You can play with materials a little for the surface -- I used plywood and
mousepads. Mousepads are a little soft (the traditional 3/8" thick foam rubber
with a cloth backing type...), Different thicknesses of plywood affect
sensitivity, etc. If there isn't enough mass, false/double triggering happens.

It's a fun thing to try, and the materials are really cheap (and there are DIY
drum trigger boards you can find on the internet now...)

------
hack_edu
Okay, lets take this to another level. Throw a couple dozen more sensors on
there and you can have bluetooth-enabled keyboard pants.

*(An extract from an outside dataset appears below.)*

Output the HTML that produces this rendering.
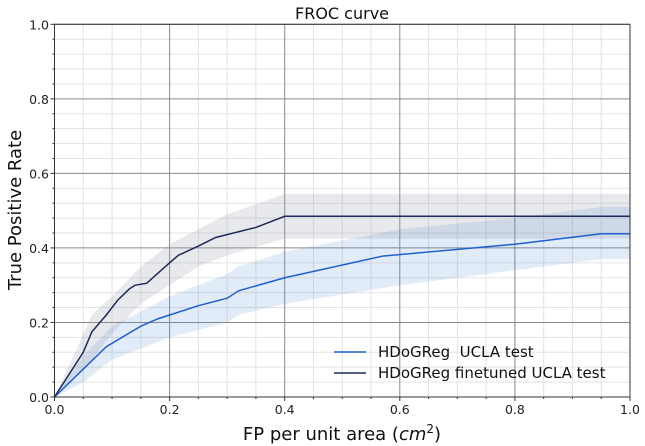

Hell, slice one of those roll-able keyboards in half and bond them to the
garmet.

------
pkulak
Gotta have something in both shoes too, or at least the right one (if you're
right handed). That could give you hi-hat, snare, and kick drum, which is just
about all you need. Damn, would that ever be awesome.

------
jamesbritt
[http://www.last.fm/music/Turing+Machine/_/(Got+My)+Rock+Pant...](http://www.last.fm/music/Turing+Machine/_/\(Got+My\)+Rock+Pants+On)

------
martian
This reminds me of the RJDJ iPhone app: <http://rjdj.me/>

------
jamesbritt
Very nice. And now I know how I can build that car dashboard drum kit I've
always wanted.